Прозвища, или «клички», выделяют названных среди других людей, так как в определенных социальных группах встречаются индивидуумы с одинаковыми именами, а порой даже и с фамилиями. И одной из причин широкого распространения прозвищ является то, что они используются с целью различения индивидов. Нельзя забывать и то, что прозвища чаще всего имеют негативный оттенок и несут, как было сказано, информацию заглазности. Н.Н. Ушаковым замечено, что «...прозвища, как и другие слова-знаки, имеют богатую гамму оттенков от интимно-ласковых до резко- уничижельных...» [1978, с. 152].Например, ими могут быть и рост, и особенности фигуры: тезки-приятельницы имеют прозвища с бурятской языковой основой - Томо Валя доел, большая Валя и Жаа Валя маленькая Валя , которых люди различали только по их скрытым именам. Два друга по имени Бато: одного из-за высокого роста называют Ута Бата Длинный Бато , а второго - Бэлтэгэр Бата (именуемый имеет очень большие глаза). Или же приятели с одинаковыми именами Будажап, один из них когда-то работал на овцеводческой ферме, за что и получил прозвище Хуса Будажап (хуса - баран-производитель), а второй все время кряхтел и производил звуки подобные тем, которые издают быки. За это его и прозвали Буха Будажап (буха бык ).

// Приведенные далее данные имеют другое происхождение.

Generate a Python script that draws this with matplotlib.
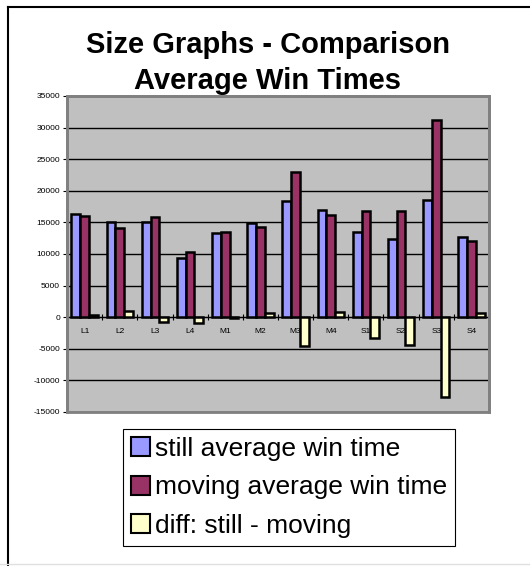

Л.В. Шулунова в монографии "Прозвища в антропонимии бурят" (1985) выделяет классификацию прозвищ по мотивации. Нами выявлены такие мотивационные моменты, когда прозвища подчеркивают особенности глаз: Хухуня (номинант имеет несвойственный для буря синий цвет глаз), которое позже перешло в Кукуня, а потом и в Куковащ Кошка Цыден (у прозванного зеленый цвет глаз); выделяют особенности формы носа: Ибрагим, Грузин-Шеварнадзе, Шопен, Каркуша или Армян Арюна (все нареченные имеют крупные носы) и прозвище-полионим Вопросительный Знак (у денотата после перенесенной травмы искривился нос).